> [TASK TO COMPLETE] Line by line, repeat the data below exactly, beginning at the first line and ending at the line with "width=387.5pt, minimum height=73pt]". Omit pictures.

+ + + + +

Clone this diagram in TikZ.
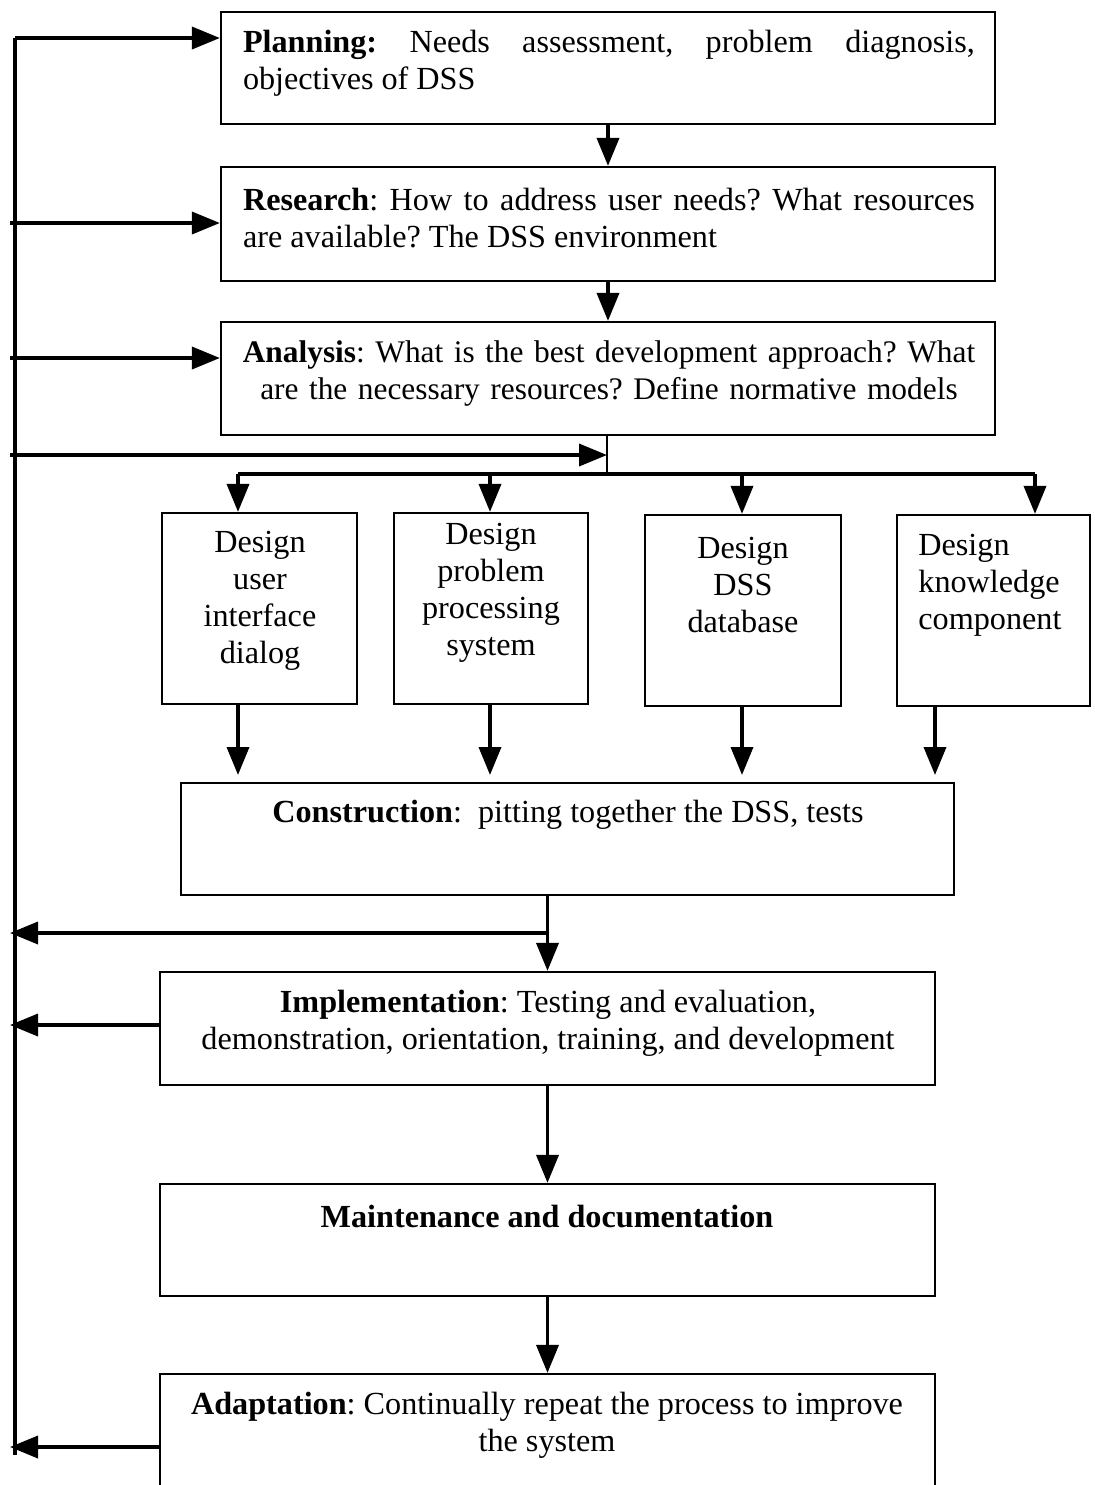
\documentclass[tikz,border=0pt]{standalone}
\usepackage{fontspec}
\setmainfont{Liberation Serif}
\usetikzlibrary{arrows.meta}
\frenchspacing
\begin{document}
\begin{tikzpicture}[x=0.5pt,y=-0.5pt,
  box/.style={draw, line width=1.1pt, inner sep=0pt, rectangle},
  txt/.style={inner sep=0pt, font=\fontsize{16.1}{18.5}\selectfont},
  arr/.style={line width=1.8pt, -{Triangle[length=14pt,width=11pt]}},
  ln/.style={line width=1.8pt},
  thin/.style={line width=1pt}]
\useasboundingbox (0,0) rectangle (1094,1485);
\clip (0,0) rectangle (1094,1485);

% stage boxes
\node[box, minimum width=387pt, minimum height=56pt]   (plan)  at (608,68) {};
\node[box, minimum width=387pt, minimum height=57pt]   (res)   at (608,224) {};
\node[box, minimum width=387pt, minimum height=56.5pt] (ana)   at (608,378.5) {};
\node[box, minimum width=97.5pt, minimum height=95.5pt] (d1)   at (259.5,608.5) {};
\node[box, minimum width=97pt, minimum height=95.5pt]  (d2)    at (491,608.5) {};
\node[box, minimum width=98pt, minimum height=95.5pt]  (d3)    at (743,610.5) {};
\node[box, minimum width=96.5pt, minimum height=95.5pt] (d4)   at (993.5,610.5) {};
\node[box, minimum width=386.5pt, minimum height=56pt] (cons)  at (567.5,839) {};
\node[box, minimum width=387.5pt, minimum height=56.5pt] (impl) at (547.5,1028.5) {};
\node[box, minimum width=387.5pt, minimum height=56pt] (maint) at (547.5,1240) {};
\node[box, minimum width=387.5pt, minimum height=73pt] (adapt) at (547.5,1447) {};

% box texts
\node[txt, text width=366pt, align=justify] (planT) at (609,63)
  {\textbf{Planning:} Needs assessment, problem diagnosis,\linebreak objectives of DSS};
\node[txt, text width=366pt, align=justify] (resT) at (609,218)
  {\textbf{Research}: How to address user needs? What resources\linebreak are available? The DSS environment};
\node[txt, text width=380pt, align=center, font=\fontsize{15.7}{18.5}\selectfont] (anaT) at (609,373)
  {\textbf{Analysis}: What is the best development approach? What\\are the necessary resources? Define normative models};
\node[txt, align=center] (d1T) at (260,601) {Design\\user\\interface\\dialog};
\node[txt, align=center] (d2T) at (491,593) {Design\\problem\\processing\\system};
\node[txt, align=center] (d3T) at (743,585) {Design\\DSS\\database};
\node[txt, align=left, anchor=west] (d4T) at (918,585) {Design\\knowledge\\component};
\node[txt] (consT) at (568,815) {\textbf{Construction}:\ \ pitting together the DSS, tests};
\node[txt, align=center] (implT) at (548,1023)
  {\textbf{Implementation}: Testing and evaluation,\\demonstration, orientation, training, and development};
\node[txt] (maintT) at (547,1217) {\textbf{Maintenance and documentation}};
\node[txt, align=center] (adaptT) at (547,1425)
  {\textbf{Adaptation}: Continually repeat the process to improve\\the system};

% feedback rail on the left
\coordinate (lt) at (15,38);
\coordinate (lb) at (15,1455);
\coordinate (r0) at (10,223);
\coordinate (a0) at (10,358);
\coordinate (b0) at (10,455);
\coordinate (c0) at (10,933);
\coordinate (i0) at (10,1025);
\coordinate (e0) at (10,1447);
\draw[ln] (lb) -- (lt);
\draw[arr] (lt) -- (lt -| plan.west);
\draw[arr] (r0) -- (r0 -| res.west);
\draw[arr] (a0) -- (a0 -| ana.west);

% main sequence
\draw[arr] (plan.south) -- (res.north);
\draw[arr] (res.south) -- (ana.north);

% branching to the design components
\coordinate (bj) at (607,474);
\coordinate (bx1) at (238,474);
\coordinate (bx2) at (490,474);
\coordinate (bx3) at (742,474);
\coordinate (bx4) at (1035,474);
\draw[thin] (ana.south -| bj) -- (bj);
\draw[arr] (b0) -- (b0 -| bj);
\draw[ln] (bx1) -- (bx4);
\draw[arr] (bx1) -- (bx1 |- d1.north);
\draw[arr] (bx2) -- (bx2 |- d2.north);
\draw[arr] (bx3) -- (bx3 |- d3.north);
\draw[arr] (bx4) -- (bx4 |- d4.north);

% design components into construction
\coordinate (cx1) at (238,775);
\coordinate (cx2) at (490,775);
\coordinate (cx3) at (742,775);
\coordinate (cx4) at (935,775);
\draw[arr] (cx1 |- d1.south) -- (cx1);
\draw[arr] (cx2 |- d2.south) -- (cx2);
\draw[arr] (cx3 |- d3.south) -- (cx3);
\draw[arr] (cx4 |- d4.south) -- (cx4);

% construction onwards
\coordinate (cj) at (547,933);
\draw[arr] (impl.north |- cons.south) -- (impl.north);
\draw[arr] (cj) -- (c0);
\draw[arr] (impl.south) -- (maint.north);
\draw[arr] (impl.west |- i0) -- (i0);
\draw[arr] (maint.south) -- (adapt.north);
\draw[arr] (adapt.west) -- (e0);
\end{tikzpicture}
\end{document}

+ + + + +

> [TASK RESULT]
Clone this diagram in TikZ.
\documentclass[tikz,border=0pt]{standalone}
\usepackage{fontspec}
\setmainfont{Liberation Serif}
\usetikzlibrary{arrows.meta}
\frenchspacing
\begin{document}
\begin{tikzpicture}[x=0.5pt,y=-0.5pt,
  box/.style={draw, line width=1.1pt, inner sep=0pt, rectangle},
  txt/.style={inner sep=0pt, font=\fontsize{16.1}{18.5}\selectfont},
  arr/.style={line width=1.8pt, -{Triangle[length=14pt,width=11pt]}},
  ln/.style={line width=1.8pt},
  thin/.style={line width=1pt}]
\useasboundingbox (0,0) rectangle (1094,1485);
\clip (0,0) rectangle (1094,1485);

% stage boxes
\node[box, minimum width=387pt, minimum height=56pt]   (plan)  at (608,68) {};
\node[box, minimum width=387pt, minimum height=57pt]   (res)   at (608,224) {};
\node[box, minimum width=387pt, minimum height=56.5pt] (ana)   at (608,378.5) {};
\node[box, minimum width=97.5pt, minimum height=95.5pt] (d1)   at (259.5,608.5) {};
\node[box, minimum width=97pt, minimum height=95.5pt]  (d2)    at (491,608.5) {};
\node[box, minimum width=98pt, minimum height=95.5pt]  (d3)    at (743,610.5) {};
\node[box, minimum width=96.5pt, minimum height=95.5pt] (d4)   at (993.5,610.5) {};
\node[box, minimum width=386.5pt, minimum height=56pt] (cons)  at (567.5,839) {};
\node[box, minimum width=387.5pt, minimum height=56.5pt] (impl) at (547.5,1028.5) {};
\node[box, minimum width=387.5pt, minimum height=56pt] (maint) at (547.5,1240) {};
\node[box, minimum width=387.5pt, minimum height=73pt] (adapt) at (547.5,1447) {};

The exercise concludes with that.